Г. Гальский (под этим псевдонимом выступал Вадим Шершеневич, бывший эгофутурист, будущий теоретик имажинизма) был вроде бы и поклонником прежних книг Гумилева, но поминал о них лишь для того, чтобы объявить о безнадежном упадке поэта.
«Костер» написан по очень простому рецепту. Н. Гумилев зоркий критик. Он совершенно верно предугадал: по какому пути пойдет В. Брюсов после 1916 г. И забежал вперед. Он написал все то, что должен был написать Брюсов (может, даже пишет!). И потому, что Брюсов сейчас пишет скучно и о скучном, Н. Гумилев написал скучный «Костер» о скучном. Тот же вялый стих, те же прозаизмы. «Костер» — это гениальный плагиат еще не написанной книги Брюсова, и невольно вспоминается пушкинское «Жалею я о воре».
Опять Брюсов! Сколько еще должен написать Гумилев, чтобы его учителя перестали поминать?
Гибель Гумилева, по Гальскому, безусловна и окончательна.

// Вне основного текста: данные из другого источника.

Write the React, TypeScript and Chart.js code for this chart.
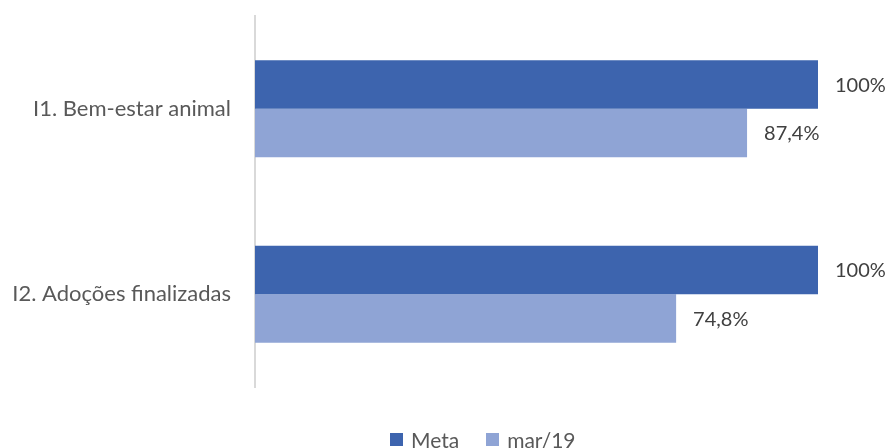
import React, { useEffect, useRef } from "react";
import { Chart, registerables } from "chart.js";

Chart.register(...registerables);

const categories = ["I1. Bem-estar animal", "I2. Adoções finalizadas"];
const metaValues = [100, 100];
const marValues = [87.4, 74.8];
const seriesNames = ["Meta", "mar/19"];
const colors = ["#3D64AE", "#8FA4D5"];

const FONT = "Lato, 'Open Sans', sans-serif";

function fmt(v: number): string {
  return (Number.isInteger(v) ? String(v) : v.toFixed(1).replace(".", ",")) + "%";
}

const labelPlugin = {
  id: "barLabels",
  afterDatasetsDraw(chart: any) {
    const ctx = chart.ctx;
    ctx.save();
    ctx.font = `20px ${FONT}`;
    ctx.fillStyle = "#404040";
    ctx.textBaseline = "middle";
    ctx.textAlign = "left";
    chart.data.datasets.forEach((ds: any, i: number) => {
      const meta = chart.getDatasetMeta(i);
      meta.data.forEach((el: any, j: number) => {
        ctx.fillText(fmt(ds.data[j]), el.x + 17, el.y + 1);
      });
    });
    ctx.restore();
  },
};

export default function App() {
  const ref = useRef<HTMLCanvasElement>(null);
  useEffect(() => {
    if (!ref.current) return;
    const chart = new Chart(ref.current, {
      type: "bar",
      data: {
        labels: categories,
        datasets: [
          { label: seriesNames[0], data: metaValues, backgroundColor: colors[0] },
          { label: seriesNames[1], data: marValues, backgroundColor: colors[1] },
        ],
      },
      options: {
        indexAxis: "y",
        responsive: false,
        animation: false,
        devicePixelRatio: 1,
        layout: { padding: { top: 16, right: 73, bottom: 13, left: 0 } },
        datasets: { bar: { barPercentage: 1, categoryPercentage: 0.523 } },
        plugins: { legend: { display: false }, tooltip: { enabled: false } },
        scales: {
          x: { display: false, min: 0, max: 100 },
          y: {
            grid: { display: false, drawTicks: false },
            border: { display: true, color: "#D9D9D9", width: 2 },
            ticks: { color: "#595959", font: { family: FONT, size: 22 }, padding: 24 },
            afterFit: (s: any) => {
              s.width = 255;
              s.paddingTop = 0;
              s.paddingBottom = 0;
            },
          },
        },
      },
      plugins: [labelPlugin],
    } as any);
    return () => chart.destroy();
  }, []);

  const sq = (c: string) => ({ display: "inline-block", width: 13, height: 13, background: c, marginRight: 8 });
  return (
    <div style={{ position: "fixed", left: 0, top: 0, width: 891, height: 448, background: "#fff" }}>
      <canvas ref={ref} width={891} height={400} style={{ display: "block" }} />
      <div
        style={{
          position: "absolute", left: 390, top: 429, height: 20, display: "flex", alignItems: "center",
          fontFamily: FONT, fontSize: 21, color: "#595959", whiteSpace: "nowrap",
        }}
      >
        <span style={sq(colors[0])} />
        <span style={{ marginRight: 27 }}>{seriesNames[0]}</span>
        <span style={sq(colors[1])} />
        <span>{seriesNames[1]}</span>
      </div>
    </div>
  );
}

Неужели эти три книги — траурное объявление, похороны поэта по третьему разряду? Неужели он еще не блеснет? Ведь недавно он был воистину лучшим среди старшего поколения? Может, это только секундная слабость и завтра снова загорится звезда «поэта странствий».
Мы верим в это, но разумом мы знаем, что этого не будет.
Н. Гумилев не взлетал, а всходил. Крылья прозрения у него были заменены твердой поступью вкуса и зоркости. Больше у него нет ничего. И уже если вкус и зрение ему изменили, конец всему.
Поэты разума не переносят падений. Это не кошка, которую как ни кинь, все упадет на ноги. Гумилев упал грузно и неуклюже. Ему не встать.
Отпеваемому «поэту старшего поколения» было 32 года.
Забавно, что в качестве единственного свидетельства того, что Гумилеву «изменили вкус и зрение», Шершеневич приводит… «Рабочего» и подвергает это ныне классическое стихотворение суровому разбору.